EXERCISE DESCRIPTION.
Find each line containing the string "matplotlib" and return it.
** Begin SUPPLIED MATERIAL **
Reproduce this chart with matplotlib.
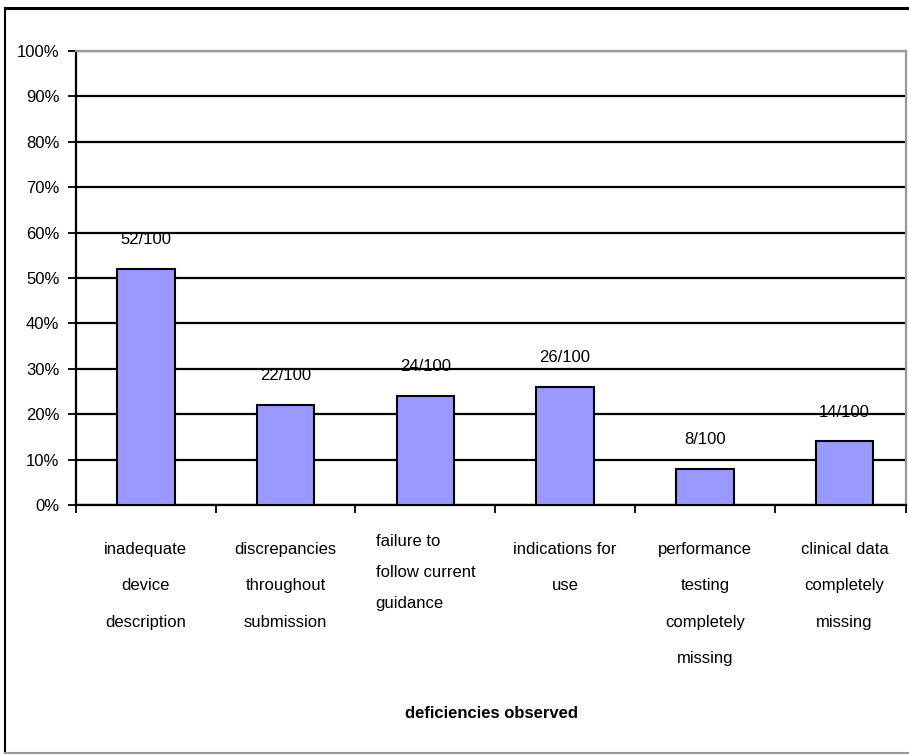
import matplotlib.pyplot as plt
from matplotlib.lines import Line2D
import numpy as np

# === Data ===
categories = [
    "inadequate\ndevice\ndescription",
    "discrepancies\nthroughout\nsubmission",
    "failure to\nfollow current\nguidance",
    "indications for\nuse",
    "performance\ntesting\ncompletely\nmissing",
    "clinical data\ncompletely\nmissing",
]
counts = [52, 22, 24, 26, 8, 14]
total = 100
y_ticks = [0, 10, 20, 30, 40, 50, 60, 70, 80, 90, 100]

plt.rcParams['font.family'] = ['Liberation Sans', 'DejaVu Sans']

fig = plt.figure(figsize=(9.09, 7.55), dpi=100)
ax = fig.add_axes([0.0836, 0.3311, 0.9132, 0.6013])

pct = [c / total * 100 for c in counts]
x = np.arange(len(categories))
ax.bar(x, pct, width=0.41, color='#9999FF', edgecolor='black', linewidth=1.5, zorder=3)

# labels above bars
for xi, c, p in zip(x, counts, pct):
    ax.text(xi, p + 4.8, f"{c}/{total}", ha='center', va='bottom', fontsize=12)

# last category is cut a bit short on the right, as in the original
ax.set_xlim(-0.5, len(categories) - 0.56)
ax.set_ylim(0, 100)
ax.set_yticks(y_ticks)
ax.set_yticklabels([f"{t}%" for t in y_ticks], fontsize=12)
ax.yaxis.grid(True, color='black', linewidth=1.6, zorder=0)
ax.set_axisbelow(True)

# category ticks between bars, labels in the middle
ax.set_xticks(list(np.arange(len(categories)) - 0.5) + [len(categories) - 0.56])
ax.set_xticklabels([])
ax.tick_params(axis='x', direction='out', length=6, width=1.3, color='black')
ax.tick_params(axis='y', direction='out', length=6, width=1.3, color='black', pad=6)

for xi, lab in zip(x, categories):
    if lab.startswith("failure"):
        ax.text(xi, -6.4, lab, ha='center', va='top', fontsize=12,
                multialignment='left', linespacing=2.32, clip_on=False)
    else:
        ax.text(xi, -8.1, lab, ha='center', va='top', fontsize=12,
                multialignment='center', linespacing=2.78, clip_on=False)

ax.text(0.5, -0.46, "deficiencies observed", transform=ax.transAxes,
        ha='center', va='center', fontsize=12, weight='bold')

# plot area: gray border top/right, black axes left/bottom
for side in ['top', 'right']:
    ax.spines[side].set_color('#999999')
    ax.spines[side].set_linewidth(1.6)
ax.spines['left'].set_linewidth(1.6)
ax.spines['bottom'].set_linewidth(1.6)

# outer frame: black top/left, gray bottom
fig.add_artist(Line2D([5 / 909, 1.0], [1 - 8 / 755, 1 - 8 / 755], color='black', linewidth=2.2))
fig.add_artist(Line2D([5 / 909, 5 / 909], [1 - 8 / 755, 2 / 755], color='black', linewidth=1.5))
fig.add_artist(Line2D([5 / 909, 1.0], [2 / 755, 2 / 755], color='#999999', linewidth=1.5))

fig.savefig("out.png", dpi=100)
** End SUPPLIED MATERIAL **
FINAL ANSWER.
Reproduce this chart with matplotlib.
import matplotlib.pyplot as plt
from matplotlib.lines import Line2D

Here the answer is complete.